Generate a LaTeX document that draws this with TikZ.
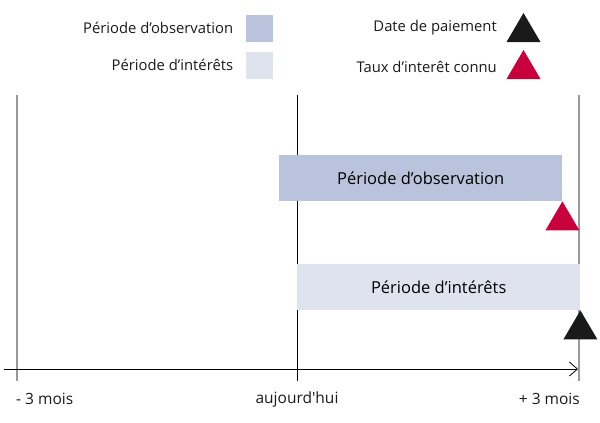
\documentclass[tikz,border=0pt]{standalone}
\usepackage{fontspec}
\setmainfont{Open Sans}
\usetikzlibrary{arrows.meta,positioning}
\definecolor{obs}{HTML}{B9C3DB}\definecolor{int}{HTML}{DFE3EE}
\definecolor{rouge}{HTML}{C8003C}\definecolor{noir}{HTML}{1A1A1A}
\tikzset{bar/.style={minimum width=283pt,minimum height=46pt,inner sep=0pt,font=\fontsize{16.5}{19}\selectfont},
lab/.style={font=\fontsize{14.8}{17}\selectfont,inner sep=0pt,text=noir},
axl/.style={lab,font=\fontsize{15.5}{18}\selectfont},
sq/.style={minimum width=27pt,minimum height=27pt,inner sep=0pt},
tick/.style={line width=1.2pt,gray!80}}
\begin{document}
\begin{tikzpicture}[x=1pt,y=-1pt]
\useasboundingbox(0,0)rectangle(600,423);
% legende
\node[sq,fill=obs](Lobs)at(259,28){};\node[lab,left=12pt of Lobs](tLobs){Période d’observation};
\node[sq,fill=int](Lint)at(259,65){};\node[lab,left=12pt of Lint](tLint){Période d’intérêts};
\coordinate(Lpay)at(523.5,13);\node[lab,anchor=east](tLpay)at(497,28){Date de paiement};
\coordinate(Ltaux)at(523.5,50);\node[lab,anchor=east](tLtaux)at(497,67){Taux d’interêt connu};
% axes
\coordinate(m3t)at(17,95);\coordinate(m3b)at(17,381);
\coordinate(nowt)at(297,95);\coordinate(nowb)at(297,381);
\coordinate(p3t)at(579,95);\coordinate(p3b)at(579,381);
\coordinate(ax0)at(4,369);\coordinate(ax1)at(578,369);
\draw[tick](m3t)--(m3b);\draw[tick](p3t)--(p3b);\draw[line width=0.8pt](nowt)--(nowb);
\draw[line width=0.8pt,-{Straight Barb[length=8pt,width=14pt,line width=0.8pt]}](ax0)--(ax1);
\node[axl,anchor=west](lm3)at(16,399){- 3 mois};
\node[axl](lnow)at(297,399){aujourd\textquotesingle hui};
\node[axl,anchor=east](lp3)at(580,399){+ 3 mois};
% periodes
\node[bar,fill=obs,anchor=north west](obs)at(279,155){Période d’observation};
\node[bar,fill=int,anchor=north west](int)at(297,264){Période d’intérêts};
\coordinate(taux)at(obs.south east);\coordinate(pay)at(int.south east);
\foreach\c/\col in{taux/rouge,pay/noir,Lpay/noir,Ltaux/rouge}
  \fill[\col](\c)--++(17,29)--++(-34,0)--cycle;
\end{tikzpicture}
\end{document}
-*-*-
__Job__
Quote the data above in full and without alteration; skip the pictures.

__Output__
Generate a LaTeX document that draws this with TikZ.
\documentclass[tikz,border=0pt]{standalone}
\usepackage{fontspec}
\setmainfont{Open Sans}
\usetikzlibrary{arrows.meta,positioning}
\definecolor{obs}{HTML}{B9C3DB}\definecolor{int}{HTML}{DFE3EE}
\definecolor{rouge}{HTML}{C8003C}\definecolor{noir}{HTML}{1A1A1A}
\tikzset{bar/.style={minimum width=283pt,minimum height=46pt,inner sep=0pt,font=\fontsize{16.5}{19}\selectfont},
lab/.style={font=\fontsize{14.8}{17}\selectfont,inner sep=0pt,text=noir},
axl/.style={lab,font=\fontsize{15.5}{18}\selectfont},
sq/.style={minimum width=27pt,minimum height=27pt,inner sep=0pt},
tick/.style={line width=1.2pt,gray!80}}
\begin{document}
\begin{tikzpicture}[x=1pt,y=-1pt]
\useasboundingbox(0,0)rectangle(600,423);
% legende
\node[sq,fill=obs](Lobs)at(259,28){};\node[lab,left=12pt of Lobs](tLobs){Période d’observation};
\node[sq,fill=int](Lint)at(259,65){};\node[lab,left=12pt of Lint](tLint){Période d’intérêts};
\coordinate(Lpay)at(523.5,13);\node[lab,anchor=east](tLpay)at(497,28){Date de paiement};
\coordinate(Ltaux)at(523.5,50);\node[lab,anchor=east](tLtaux)at(497,67){Taux d’interêt connu};
% axes
\coordinate(m3t)at(17,95);\coordinate(m3b)at(17,381);
\coordinate(nowt)at(297,95);\coordinate(nowb)at(297,381);
\coordinate(p3t)at(579,95);\coordinate(p3b)at(579,381);
\coordinate(ax0)at(4,369);\coordinate(ax1)at(578,369);
\draw[tick](m3t)--(m3b);\draw[tick](p3t)--(p3b);\draw[line width=0.8pt](nowt)--(nowb);
\draw[line width=0.8pt,-{Straight Barb[length=8pt,width=14pt,line width=0.8pt]}](ax0)--(ax1);
\node[axl,anchor=west](lm3)at(16,399){- 3 mois};
\node[axl](lnow)at(297,399){aujourd\textquotesingle hui};
\node[axl,anchor=east](lp3)at(580,399){+ 3 mois};
% periodes
\node[bar,fill=obs,anchor=north west](obs)at(279,155){Période d’observation};
\node[bar,fill=int,anchor=north west](int)at(297,264){Période d’intérêts};
\coordinate(taux)at(obs.south east);\coordinate(pay)at(int.south east);
\foreach\c/\col in{taux/rouge,pay/noir,Lpay/noir,Ltaux/rouge}
  \fill[\col](\c)--++(17,29)--++(-34,0)--cycle;
\end{tikzpicture}
\end{document}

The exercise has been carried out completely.